Tuesday, August 23, 2005
Reviewing the Fleet
Farringdon
Farringdon facts
• Farringdon takes its name from William Farendon, a City goldsmith who snapped up ownership of this area in 1279.
• Cowcross Street, which winds east from Farringdon, was so named because cows bound for Smithfield crossed the River Fleet here (until 1855, when the market stopped selling live animals).
• Through the 17th and 18th centuries the Fleet here was narrowed to a stinking ditch by encroaching slum dwellings. The notorious Red Lion Inn backed onto the river in West Street. From here a plank could be stretched across the stream to aid the safe passage of fleeing criminals, while murdered corpses were sometimes dropped anonymously into the raging murky torrents below.
• Before Farringdon Road was built, the main north-south road in the area was Saffron Hill, named after the herb grown on the slopes above the Fleet in the 18th century. It's still a tiny narrow lane, steep enough to worry the odd cyclist, lined by an incongruous mix of old inns, tatty workshops and spanking new office blocks. (photo)
• Back in the 19th century Saffron Hill was a densely-packed area of slum dwellings and it was here that Charles Dickens located Fagin's Den, to which the Artful Dodger first led an innocent new recruit to his fate:
"Although Oliver had enough to occupy his attention in keeping sight of his leader, he could not help bestowing a few hasty glances on either side of the way, as he passed along. A dirtier or more wretched place he had never seen. The street was very narrow and muddy, and the air was impregnated with filthy odours.There were a good many small shops; but the only stock in trade appeared to be heaps of children, who, even at that time of night, were crawling in and out at the doors, or screaming from the inside. The sole places that seemed to prosper amid the general blight of the place, were the public–houses; and in them, the lowest orders of Irish were wrangling with might and main. Covered ways and yards, which here and there diverged from the main street, disclosed little knots of houses, where drunken men and women were positively wallowing in filth; and from several of the door–ways, great ill–looking fellows were cautiously emerging, bound, to all appearance, on no very well–disposed or harmless errands. Oliver was just considering whether he hadn't better run away, when they reached the bottom of the hill. His conductor, catching him by the arm, pushed open the door of a house near Field Lane; and drawing him into the passage, closed it behind them." (Charles Dickens, Oliver Twist, 1837)
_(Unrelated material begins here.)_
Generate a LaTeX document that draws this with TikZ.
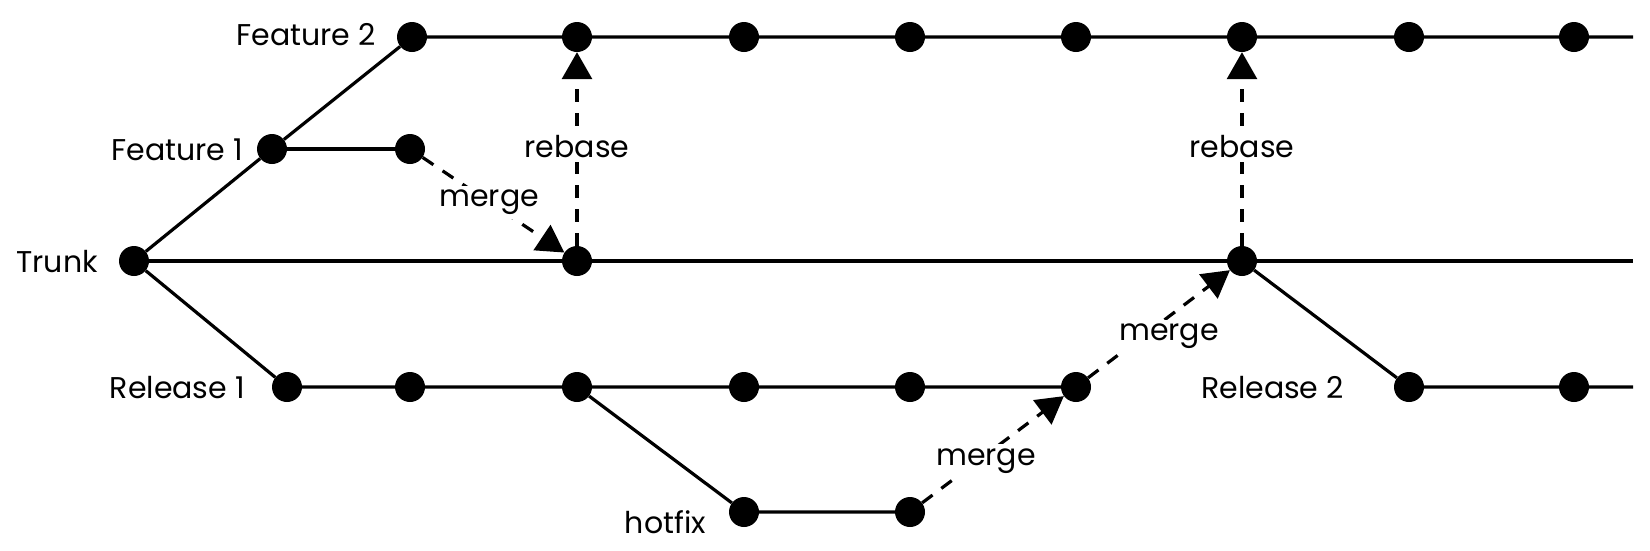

• Farringdon Road was built on top of the new Fleet sewer in the 1860s, wiping away the old slums. At the same time Farringdon station became the eastern terminus of the world's first Underground railway (but we've mentioned that already). (photo)
• If Crossrail is ever built, Farringdon will be a key interchange between Thameslink and the new east-west line. Crossrail's Information Exchange is located in a tiny drop-in centre next to the station.